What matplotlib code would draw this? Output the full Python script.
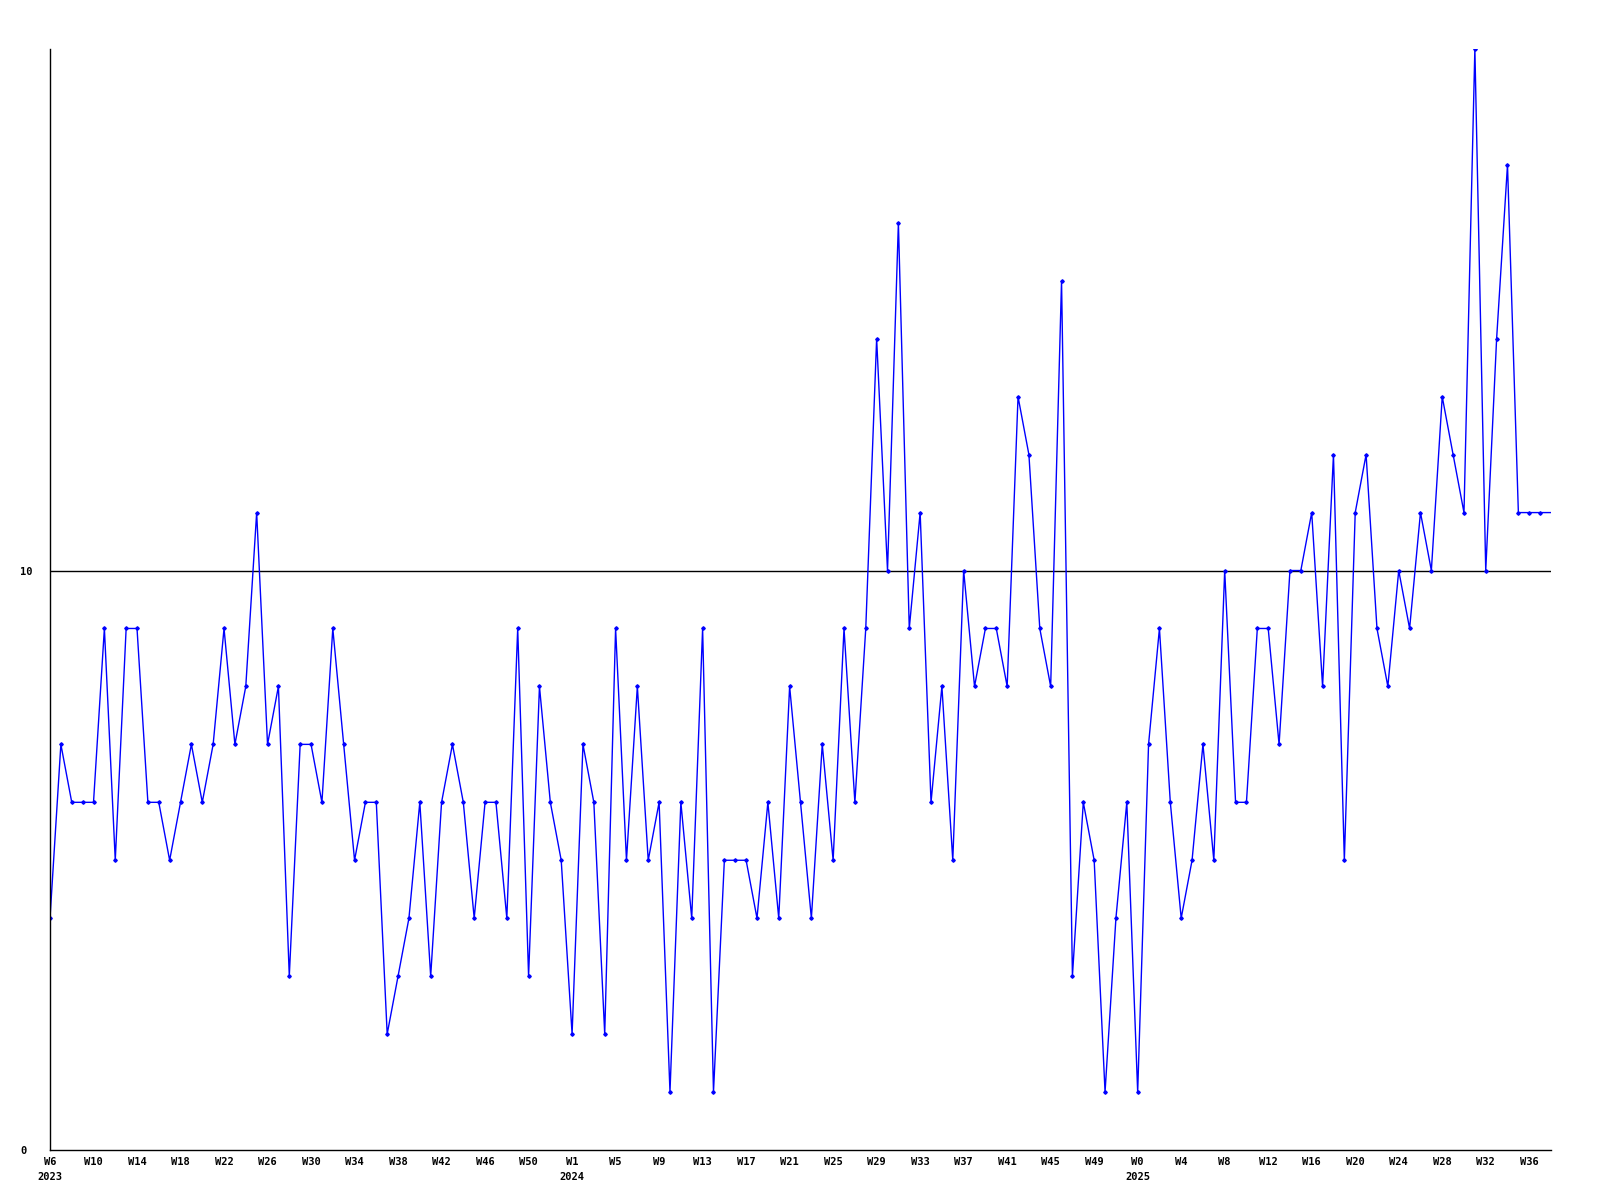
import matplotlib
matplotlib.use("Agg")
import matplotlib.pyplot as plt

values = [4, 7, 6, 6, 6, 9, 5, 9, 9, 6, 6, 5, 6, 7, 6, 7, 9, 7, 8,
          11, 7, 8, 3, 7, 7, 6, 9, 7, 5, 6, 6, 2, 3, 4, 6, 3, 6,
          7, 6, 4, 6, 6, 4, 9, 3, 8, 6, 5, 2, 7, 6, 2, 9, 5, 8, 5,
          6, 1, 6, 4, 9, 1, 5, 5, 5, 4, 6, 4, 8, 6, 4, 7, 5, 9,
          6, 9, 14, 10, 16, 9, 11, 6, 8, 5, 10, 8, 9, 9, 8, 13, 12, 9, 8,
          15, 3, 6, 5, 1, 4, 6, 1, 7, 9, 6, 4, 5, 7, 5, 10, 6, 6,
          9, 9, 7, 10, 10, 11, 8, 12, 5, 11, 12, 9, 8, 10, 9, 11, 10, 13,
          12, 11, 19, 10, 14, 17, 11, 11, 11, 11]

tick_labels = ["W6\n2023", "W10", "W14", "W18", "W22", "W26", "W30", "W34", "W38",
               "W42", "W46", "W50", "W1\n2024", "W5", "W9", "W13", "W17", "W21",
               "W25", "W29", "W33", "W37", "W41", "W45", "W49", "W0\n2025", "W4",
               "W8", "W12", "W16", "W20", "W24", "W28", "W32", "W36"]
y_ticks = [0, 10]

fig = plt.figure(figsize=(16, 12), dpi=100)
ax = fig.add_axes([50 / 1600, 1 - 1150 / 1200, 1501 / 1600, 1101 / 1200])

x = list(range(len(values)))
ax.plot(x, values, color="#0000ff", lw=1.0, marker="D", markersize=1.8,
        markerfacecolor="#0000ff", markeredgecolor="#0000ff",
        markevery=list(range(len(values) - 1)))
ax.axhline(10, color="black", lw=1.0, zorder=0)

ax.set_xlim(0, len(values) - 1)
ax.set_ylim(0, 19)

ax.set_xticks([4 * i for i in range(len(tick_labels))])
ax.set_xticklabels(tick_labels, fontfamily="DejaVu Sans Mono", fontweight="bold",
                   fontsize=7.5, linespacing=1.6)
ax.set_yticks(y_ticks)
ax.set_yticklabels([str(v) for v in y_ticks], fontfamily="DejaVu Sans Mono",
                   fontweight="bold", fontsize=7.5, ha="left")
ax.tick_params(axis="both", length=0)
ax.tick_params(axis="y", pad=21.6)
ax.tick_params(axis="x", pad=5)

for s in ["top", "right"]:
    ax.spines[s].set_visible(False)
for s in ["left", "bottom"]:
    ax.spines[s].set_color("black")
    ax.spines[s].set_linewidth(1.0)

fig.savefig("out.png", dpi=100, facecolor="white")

········

Write out each line again precisely as it appears, skipping every picture.

_Correct result_.
What matplotlib code would draw this? Output the full Python script.
import matplotlib
matplotlib.use("Agg")
import matplotlib.pyplot as plt

values = [4, 7, 6, 6, 6, 9, 5, 9, 9, 6, 6, 5, 6, 7, 6, 7, 9, 7, 8,
          11, 7, 8, 3, 7, 7, 6, 9, 7, 5, 6, 6, 2, 3, 4, 6, 3, 6,
          7, 6, 4, 6, 6, 4, 9, 3, 8, 6, 5, 2, 7, 6, 2, 9, 5, 8, 5,
          6, 1, 6, 4, 9, 1, 5, 5, 5, 4, 6, 4, 8, 6, 4, 7, 5, 9,
          6, 9, 14, 10, 16, 9, 11, 6, 8, 5, 10, 8, 9, 9, 8, 13, 12, 9, 8,
          15, 3, 6, 5, 1, 4, 6, 1, 7, 9, 6, 4, 5, 7, 5, 10, 6, 6,
          9, 9, 7, 10, 10, 11, 8, 12, 5, 11, 12, 9, 8, 10, 9, 11, 10, 13,
          12, 11, 19, 10, 14, 17, 11, 11, 11, 11]

tick_labels = ["W6\n2023", "W10", "W14", "W18", "W22", "W26", "W30", "W34", "W38",
               "W42", "W46", "W50", "W1\n2024", "W5", "W9", "W13", "W17", "W21",
               "W25", "W29", "W33", "W37", "W41", "W45", "W49", "W0\n2025", "W4",
               "W8", "W12", "W16", "W20", "W24", "W28", "W32", "W36"]
y_ticks = [0, 10]

fig = plt.figure(figsize=(16, 12), dpi=100)
ax = fig.add_axes([50 / 1600, 1 - 1150 / 1200, 1501 / 1600, 1101 / 1200])

x = list(range(len(values)))
ax.plot(x, values, color="#0000ff", lw=1.0, marker="D", markersize=1.8,
        markerfacecolor="#0000ff", markeredgecolor="#0000ff",
        markevery=list(range(len(values) - 1)))
ax.axhline(10, color="black", lw=1.0, zorder=0)

ax.set_xlim(0, len(values) - 1)
ax.set_ylim(0, 19)

ax.set_xticks([4 * i for i in range(len(tick_labels))])
ax.set_xticklabels(tick_labels, fontfamily="DejaVu Sans Mono", fontweight="bold",
                   fontsize=7.5, linespacing=1.6)
ax.set_yticks(y_ticks)
ax.set_yticklabels([str(v) for v in y_ticks], fontfamily="DejaVu Sans Mono",
                   fontweight="bold", fontsize=7.5, ha="left")
ax.tick_params(axis="both", length=0)
ax.tick_params(axis="y", pad=21.6)
ax.tick_params(axis="x", pad=5)

for s in ["top", "right"]:
    ax.spines[s].set_visible(False)
for s in ["left", "bottom"]:
    ax.spines[s].set_color("black")
    ax.spines[s].set_linewidth(1.0)

fig.savefig("out.png", dpi=100, facecolor="white")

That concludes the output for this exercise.